Friday, May 27, 2011

single, unemployed

hi, i'm cheryl, i'm a student, single and unemployed. so i'm effectively the most unproductive member in society, in biological and financial ways. and i'm in the prime of my youth. the irony.

so ever since exams ended, i have spent my days idling and Idol-ing away. ok lame. and not funny. its been some 24 days since i last stepped out of the exam hall. but i have done nothing. nada. zilch. other watching Secret Garden (which is a great show btw, great spit fire dialouge, clever storyline, very good actors, HYUN BIN :D!) and Running man, eating and eating, i havent achieved anything yet. i have been furiously looking at classifieds and gumtree for jobs but apparently our unemployment rate is really low (not complaining, thank our govt for this), it is hard to find vacancies for temp/part-timers. meh!

so the elections past as well. too lazy to blog extensively about it but suffice to say that changes are really being made. people are now becoming less apathetic about politics, im a good example. but after all the election halabalo, i really hope and pray for wisdom and clarity and foresight for our leaders to make the right decisions, put the right people in the right places, to move singapore forward.

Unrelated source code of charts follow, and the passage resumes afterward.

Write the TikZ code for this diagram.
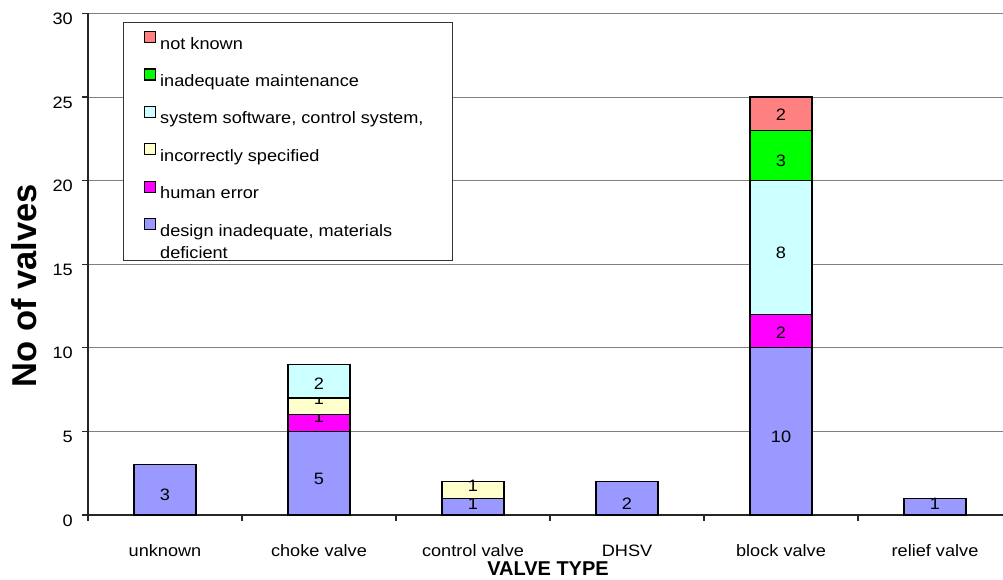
\documentclass[tikz,border=0pt]{standalone}
\usepackage{fontspec}
\setmainfont{Liberation Sans}[FakeStretch=1.1]
\newfontfamily\titlefont{Liberation Sans}

\definecolor{cdesign}{HTML}{9999FF}
\definecolor{chuman}{HTML}{FF00FF}
\definecolor{cspec}{HTML}{FFFFCC}
\definecolor{csoft}{HTML}{CCFFFF}
\definecolor{cmaint}{HTML}{00FF00}
\definecolor{cunknown}{HTML}{FF8080}

% value -> vertical page position (y grows downwards)
\newcommand{\vy}[1]{(515-16.72*(#1))}

% one stacked segment: name, centre x, low, high, colour, label, label shift
\newcommand{\stackseg}[7]{%
  \draw[segbox, fill=#5] ({#2-31},{\vy{#3}}) rectangle ({#2+31},{\vy{#4}});
  \node[val] (#1) at (#2,{(\vy{#3}+\vy{#4})/2+#7}) {#6};}

\begin{document}
\begin{tikzpicture}[x=1pt,y=-1pt,
  gridline/.style={draw=black!50, line width=1pt},
  axisline/.style={draw=black!85, line width=1.2pt},
  segbox/.style={draw=black, line width=1.2pt},
  val/.style={font=\fontsize{16.5}{18}\selectfont, inner sep=0pt},
  ticklabel/.style={font=\fontsize{16.5}{18}\selectfont, inner sep=0pt, anchor=east},
  catlabel/.style={font=\fontsize{16.5}{18}\selectfont, inner sep=0pt, anchor=base},
  legtext/.style={font=\fontsize{16.5}{18}\selectfont, inner sep=0pt, anchor=base west, align=left},
  swatch/.style={draw=black, line width=1.1pt, minimum size=11pt, inner sep=0pt, anchor=north west},
  legframe/.style={draw=black!80, fill=white, line width=1pt}]

\useasboundingbox (0,0) rectangle (1003,579);
\clip (0,0) rectangle (1003,579);

% horizontal grid
\foreach \v in {5,10,...,30}
  \draw[gridline] (88,{\vy{\v}}) -- (1003,{\vy{\v}});

% axes, ticks and tick labels
\draw[axisline] (88,{\vy{30}}) -- (88,{\vy{0}}) -- (1003,{\vy{0}});
\foreach \v in {0,5,...,30} {
  \draw[axisline] (82,{\vy{\v}}) -- (88,{\vy{\v}});
  \node[ticklabel] (ytick\v) at (73,{\vy{\v}+5.5}) {\v};
}
\foreach \i in {0,...,5}
  \draw[axisline] ({88+154*\i},{\vy{0}}) -- ++(0,6);

% category names
\foreach \i/\name in {0/unknown,1/choke valve,2/control valve,3/DHSV,4/block valve,5/relief valve}
  \node[catlabel] (cat\i) at ({165+154*\i},556) {\name};

% legend
\draw[legframe] (123,22) rectangle (452,260);
\foreach \k/\col/\txt in {0/cunknown/not known,1/cmaint/inadequate maintenance,
    2/csoft/{system software, control system,},3/cspec/incorrectly specified,
    4/chuman/human error,5/cdesign/{design inadequate, materials}} {
  \node[swatch, fill=\col] (sw\k) at (143.5,{49+37.4*\k-18}) {};
  \node[legtext] (leg\k) at (160,{49+37.4*\k}) {\txt};
}
\node[legtext] (leg5b) at (160,258) {deficient};

% bars
\stackseg{u1}{165}{0}{3}{cdesign}{3}{5}

\stackseg{c1}{319}{0}{5}{cdesign}{5}{6}
\stackseg{c2}{319}{5}{6}{chuman}{1}{-6.5}
\stackseg{c3}{319}{6}{7}{cspec}{1}{-8}
\stackseg{c4}{319}{7}{9}{csoft}{2}{2}

\stackseg{k1}{473}{0}{1}{cdesign}{1}{-3}
\stackseg{k2}{473}{1}{2}{cspec}{1}{-4}

\stackseg{d1}{627}{0}{2}{cdesign}{2}{5}

\stackseg{b1}{781}{0}{10}{cdesign}{10}{5}
\stackseg{b2}{781}{10}{12}{chuman}{2}{2}
\stackseg{b3}{781}{12}{20}{csoft}{8}{5.5}
\stackseg{b4}{781}{20}{23}{cmaint}{3}{5}
\stackseg{b5}{781}{23}{25}{cunknown}{2}{1.5}

\stackseg{r1}{935}{0}{1}{cdesign}{1}{-3}

% axis titles
\node[rotate=90, inner sep=0pt, font=\titlefont\bfseries\fontsize{34.5}{40}\selectfont] (ytitle) at (24.5,285.5) {No of valves};
\node[anchor=base, inner sep=0pt, font=\titlefont\bfseries\fontsize{20}{24}\selectfont] (xtitle) at (548,575.5) {VALVE TYPE};
\end{tikzpicture}
\end{document}
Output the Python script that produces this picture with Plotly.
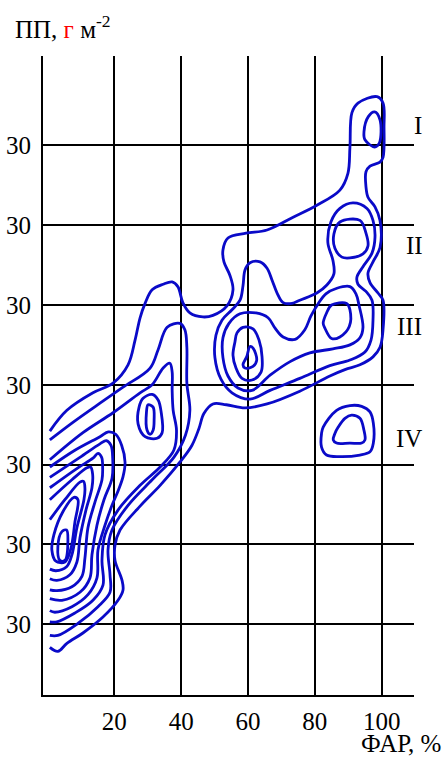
import plotly.graph_objects as go

# ---- axis values -------------------------------------------------------
x_ticks = [20, 40, 60, 80, 100]
x_tick_text = ["20", "40", "60", "80", "100"]
y_ticks = [1, 2, 3, 4, 5, 6, 7]
y_tick_text = ["30", "30", "30", "30", "30", "30", "30"]

# ---- isolines (x = ФАР %, y = ПП in grid steps) -------------------------
# open isolines that run out to the left edge of the field
iso_outer = [(0.7, 3.42), (5.8, 3.68), (13.6, 3.90), (19.6, 4.02), (24.1, 4.25), (26.2, 4.56),
             (27.7, 4.84), (29.2, 5.02), (31.3, 5.19), (34.6, 5.26), (37.3, 5.29), (39.0, 5.23),
             (40.5, 5.03), (42.6, 4.90), (46.5, 4.85), (49.5, 4.87), (53.7, 4.99), (55.5, 5.19),
             (54.6, 5.37), (52.8, 5.54), (52.5, 5.69), (54.0, 5.84), (59.4, 5.90), (65.7, 5.94),
             (73.5, 6.10), (80.6, 6.25), (87.5, 6.44), (89.9, 6.65), (90.5, 6.98), (91.1, 7.41),
             (92.9, 7.53), (98.6, 7.61), (100.4, 7.53), (100.7, 7.23), (100.4, 6.85), (99.5, 6.79),
             (96.5, 6.74), (95.3, 6.67), (95.3, 6.48), (95.9, 6.35), (98.0, 6.23), (99.5, 6.06),
             (99.5, 5.72), (97.4, 5.54), (95.9, 5.40), (96.5, 5.28), (98.9, 5.15), (100.4, 5.06),
             (100.4, 4.69), (99.5, 4.47), (97.4, 4.35), (93.5, 4.25), (89.0, 4.19), (84.5, 4.11),
             (75.5, 3.92), (65.7, 3.76), (59.1, 3.71), (53.5, 3.75), (49.5, 3.76), (46.8, 3.64),
             (45.3, 3.45), (43.2, 3.24), (39.6, 3.03), (33.7, 2.74), (27.7, 2.48), (21.7, 2.18),
             (20.2, 1.99), (20.2, 1.80), (22.3, 1.55), (22.6, 1.43), (21.1, 1.30), (16.6, 1.09),
             (10.6, 0.89), (5.8, 0.76), (3.1, 0.66), (0.7, 0.71)]
iso_left_2 = [(0.7, 3.31), (7.6, 3.53), (15.7, 3.77), (22.6, 3.97), (30.7, 4.21), (33.1, 4.44),
              (35.8, 4.72), (39.6, 4.77), (41.1, 4.69), (41.7, 4.47), (41.7, 4.02), (42.6, 3.68),
              (41.3, 3.37), (37.8, 3.09), (31.3, 2.81), (24.1, 2.49), (19.3, 2.18), (18.1, 1.93),
              (18.7, 1.62), (18.7, 1.40), (15.1, 1.22), (9.1, 1.01), (3.1, 0.86), (0.7, 0.86)]
iso_left_3 = [(0.7, 3.06), (10.6, 3.40), (19.6, 3.65), (27.7, 3.90), (31.3, 4.00), (34.6, 4.21),
              (36.6, 4.27), (37.3, 4.16), (37.3, 3.93), (37.6, 3.68), (38.6, 3.43), (37.8, 3.18),
              (33.7, 2.97), (27.7, 2.74), (21.1, 2.43), (17.2, 2.12), (16.3, 1.80), (16.6, 1.49),
              (13.6, 1.30), (8.2, 1.14), (2.8, 1.03), (0.7, 1.03)]
iso_left_4 = [(0.7, 2.97), (8.2, 3.18), (15.7, 3.35), (18.2, 3.41), (20.4, 3.38), (22.2, 3.24),
              (23.2, 3.03), (22.6, 2.85), (21.2, 2.68), (19.3, 2.49), (17.2, 2.24), (15.1, 1.93),
              (14.8, 1.58), (12.1, 1.37), (7.3, 1.22), (2.2, 1.15), (0.7, 1.17)]
iso_left_5 = [(0.7, 2.84), (9.7, 3.09), (15.7, 3.26), (17.6, 3.30), (19.0, 3.24), (19.5, 3.08),
              (19.3, 2.83), (16.9, 2.56), (14.8, 2.24), (13.3, 1.87), (12.7, 1.58), (9.7, 1.40),
              (4.3, 1.30), (0.7, 1.32)]
iso_left_6 = [(0.7, 2.71), (9.1, 2.96), (13.6, 3.08), (15.1, 3.14), (16.2, 3.09), (16.5, 2.95),
              (16.3, 2.81), (14.2, 2.53), (12.1, 2.21), (11.2, 1.83), (10.3, 1.60), (7.3, 1.47),
              (2.8, 1.42), (0.7, 1.43)]
iso_left_7 = [(0.7, 2.56), (7.3, 2.81), (11.8, 2.96), (12.9, 2.97), (13.5, 2.88), (13.3, 2.71),
              (11.5, 2.43), (9.7, 2.08), (8.8, 1.78), (6.7, 1.62), (2.8, 1.55), (0.7, 1.57)]
iso_left_8 = [(0.7, 2.31), (5.2, 2.56), (9.7, 2.78), (10.8, 2.79), (11.2, 2.70), (10.9, 2.56),
              (8.8, 2.21), (7.3, 1.87), (5.7, 1.72), (2.5, 1.67), (0.7, 1.69)]

# closed isolines
iso_left_9 = [(1.9, 2.12), (4.6, 2.41), (7.9, 2.59), (9.1, 2.56), (8.2, 2.28), (7.0, 1.95),
              (5.2, 1.78), (2.5, 1.79), (1.3, 1.93)]
iso_left_core = [(4.3, 2.16), (5.7, 2.18), (6.1, 2.05), (5.2, 1.80), (3.7, 1.80), (3.1, 1.97)]
iso_mid_2 = [(28.6, 3.83), (31.3, 3.88), (33.1, 3.81), (34.0, 3.66), (34.3, 3.40), (32.8, 3.33),
             (29.2, 3.35), (27.1, 3.51), (27.4, 3.72)]
iso_mid_core = [(30.1, 3.75), (31.6, 3.72), (31.9, 3.56), (31.6, 3.43), (30.7, 3.38), (29.8, 3.43),
                (29.6, 3.65)]
iso_right_2 = [(87.5, 6.21), (91.4, 6.28), (95.6, 6.21), (97.4, 6.06), (98.0, 5.85), (97.1, 5.65),
               (94.4, 5.48), (92.6, 5.35), (92.9, 5.26), (95.3, 5.17), (97.1, 5.06), (97.4, 4.81),
               (96.8, 4.56), (95.0, 4.41), (90.5, 4.31), (84.5, 4.24), (75.5, 4.08), (66.6, 3.93),
               (60.6, 3.82), (55.2, 3.90), (51.9, 4.07), (50.1, 4.34), (50.4, 4.62), (52.2, 4.81),
               (55.2, 4.94), (57.6, 5.06), (58.5, 5.24), (59.1, 5.44), (60.6, 5.53), (63.6, 5.54),
               (65.7, 5.46), (67.2, 5.31), (68.7, 5.15), (70.5, 5.03), (73.2, 5.02), (75.5, 5.06),
               (80.6, 5.15), (83.6, 5.25), (85.7, 5.39), (85.4, 5.56), (83.9, 5.78), (84.8, 6.04)]
iso_right_3 = [(86.6, 5.21), (90.5, 5.23), (92.3, 5.14), (93.2, 5.00), (94.4, 4.72), (93.5, 4.59),
               (90.5, 4.50), (85.4, 4.45), (78.5, 4.40), (72.6, 4.29), (66.6, 4.12), (61.2, 3.93),
               (57.0, 3.96), (54.0, 4.11), (52.5, 4.34), (52.5, 4.59), (54.3, 4.77), (57.6, 4.89),
               (62.4, 4.90), (66.0, 4.84), (68.1, 4.71), (70.5, 4.60), (74.1, 4.57), (77.0, 4.69),
               (78.8, 4.86), (80.9, 5.01), (83.3, 5.14)]
iso_60_ring = [(56.1, 4.54), (56.7, 4.65), (58.5, 4.72), (61.5, 4.70), (63.3, 4.56), (64.2, 4.35),
               (63.9, 4.16), (61.2, 4.06), (58.2, 4.08), (56.4, 4.21), (55.5, 4.37)]
iso_60_core = [(60.6, 4.48), (61.5, 4.46), (62.6, 4.31), (61.5, 4.23), (59.1, 4.21), (58.5, 4.25),
               (59.6, 4.35)]
iso_I_core = [(97.9, 7.42), (99.5, 7.32), (99.3, 7.03), (97.9, 6.98), (95.0, 7.07), (94.7, 7.17),
              (96.0, 7.36)]
iso_II_core = [(87.5, 6.04), (93.5, 6.06), (95.3, 5.90), (95.9, 5.74), (94.4, 5.64), (90.5, 5.59),
               (88.1, 5.60), (86.0, 5.71), (85.7, 5.89)]
iso_III_core = [(85.0, 5.00), (89.5, 5.02), (90.5, 4.94), (90.3, 4.73), (87.5, 4.60), (85.0, 4.58),
                (83.0, 4.71), (82.5, 4.77), (83.5, 4.90)]
iso_IV_outer = [(82.5, 3.47), (86.5, 3.68), (90.5, 3.74), (94.0, 3.73), (96.5, 3.66), (97.5, 3.52),
                (97.5, 3.27), (96.5, 3.16), (93.5, 3.12), (87.5, 3.10), (83.5, 3.12), (82.0, 3.22),
                (82.0, 3.39)]
iso_IV_core = [(87.0, 3.47), (89.0, 3.58), (91.0, 3.62), (93.5, 3.58), (94.7, 3.43), (95.0, 3.31),
               (94.0, 3.27), (90.5, 3.27), (86.5, 3.27), (85.5, 3.31), (86.0, 3.39)]

open_lines = [iso_outer, iso_left_2, iso_left_3, iso_left_4, iso_left_5, iso_left_6,
              iso_left_7, iso_left_8]
closed_lines = [iso_left_9, iso_left_core, iso_mid_2, iso_mid_core, iso_right_2, iso_right_3,
                iso_60_ring, iso_60_core, iso_I_core, iso_II_core, iso_III_core,
                iso_IV_outer, iso_IV_core]

# zone labels, placed in paper fractions to the right of the field
zone_names = ["I", "II", "III", "IV"]
zone_px = [1.011, 1.001, 0.988, 0.987]
zone_py = [0.891, 0.703, 0.576, 0.401]

BLUE = "#0a0ac8"
FONT = "Liberation Serif"

fig = go.Figure()


def add_iso(points, closed):
    pts = list(points) + ([points[0]] if closed else [])
    fig.add_trace(go.Scatter(
        x=[p[0] for p in pts], y=[p[1] for p in pts],
        mode="lines",
        line=dict(color=BLUE, width=2.8, shape="spline", smoothing=1.0),
        hoverinfo="skip", showlegend=False,
    ))


for line in open_lines:
    add_iso(line, False)
for line in closed_lines:
    add_iso(line, True)

for name, zx, zy in zip(zone_names, zone_px, zone_py):
    fig.add_annotation(x=zx, y=zy, xref="paper", yref="paper", text=name, showarrow=False,
                       font=dict(family=FONT, size=25, color="black"),
                       xanchor="center", yanchor="middle")

# axis titles
fig.add_annotation(xref="paper", yref="paper", x=-0.081, y=1.045,
                   text="ПП, <span style='color:red'>г</span> м<sup>-2</sup>",
                   showarrow=False, xanchor="left", yanchor="middle",
                   font=dict(family=FONT, size=25, color="black"))
fig.add_annotation(xref="paper", yref="paper", x=1.075, y=-0.0985,
                   text="ФАР, %", showarrow=False, xanchor="right", yanchor="bottom",
                   borderpad=0, font=dict(family=FONT, size=25, color="black"))

fig.update_xaxes(
    range=[-1.35, 109.67], tickvals=x_ticks, ticktext=x_tick_text,
    showgrid=True, gridcolor="black", gridwidth=2, zeroline=False,
    showline=True, linecolor="black", linewidth=2, automargin=False,
    ticks="outside", ticklen=0, ticklabelstandoff=3,
    tickfont=dict(family=FONT, size=25, color="black"),
)
fig.update_yaxes(
    range=[0.113, 8.12], tickvals=y_ticks, ticktext=y_tick_text,
    showgrid=True, gridcolor="black", gridwidth=2, zeroline=False,
    showline=True, linecolor="black", linewidth=2, automargin=False,
    ticks="outside", ticklen=0, ticklabelstandoff=5,
    tickfont=dict(family=FONT, size=25, color="black"),
)
fig.update_layout(
    width=445, height=758,
    margin=dict(l=43, r=31, t=56, b=63),
    paper_bgcolor="white", plot_bgcolor="white",
    showlegend=False,
)

fig.write_html("out.html")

also my bday past, im now in the 'ty' club. i actually do feel abit older. maybe not older, but more more mature definitely. and also more 'adult', damn it. its kinda strange why my generation already feels old when we are supposed to be in the prime of our youth. maybe its the thought having another three-quarter or for me, 4-fifths of our lives to live that tires us. haha. but im not complaining. i cant wait to grow up, like more up, to step into the fullness of what God has prepared for me! excited! :) and also again a BIG THANK YOU for all my friends who celebrated for and with me, really appreciate it. i dont say the 3 most overrated words out loud, i really do love what you guys have added to my life. :) i would be so much lesser of who i am without y'all.

so, whats next? i will be taking korean lessons! with yinmin! yay! i cant wait for it to start. lets hope that i do have a genuine sustained interest in it. i realised that i tend to back away from things once they look hard. :( so many examples but not gonna list them, and am trying not to focus on them. i'm afraid that like many things in my life, my interest in learning korean will fizzle out like a deflated balloon and then i will be back to square one again. but isnt it stupid to be fearful of things that may not even happen? i dunno, spent a significant part of my life worrying about things like that. so im praying that this is a right step forward and one that i would really be interested in for the long run. and hopefully be adequate enough to take it in school too. and i also applied for part time at the rock bookshop with xuan. hopefully they will want me too.

and, i seem to have cultivated a strong liking for weddings. i dunno why i'm turning into this sappy, romance-hungry girl. :| anyone knows why? i was hooked, like i couldnt even bear to leave the tv set when channel 5 was broadcasting the Royal Wedding live. i was glued for 7 hours, spell bound, wanting more. haha ok drama, but i was really mesmerised by everything! and then came hei ren and fanfan's wedding. wah, i couldnt stop watching their videos also.i have this ideal picture that my relationship should last about 10 years long too and then we will be married forever.. i think im in love with the idea that despite being in the frivolous fickle entertainment industry, they were together for 10 strong years. and not once did they quarrel for a breakup. i love their childish little bickering, i love their adorable nicknames for each other (ding ding and da bi! so cute!) , i love how they are like second nature to each other, knowing exactly what the other will do in that given situation. i love how they are so different yet so complimentary. i love how despite knowing the good the bad the ugly about each other, despite the uncertain future, they still decided to take the plunge and be committed to each other for the rest of their lives. isnt love so awesome? :') i know, you never know what might happen in the future right? and i have seen so many real life examples, but still i believe that that love will happen to me and to the ones i love.

so, thats all folks. still waiting for that big bang to happen in my life, whatever it is. but looks like there is still no sign of it coming any time soon. so meanwhile, i will enjoy the ride!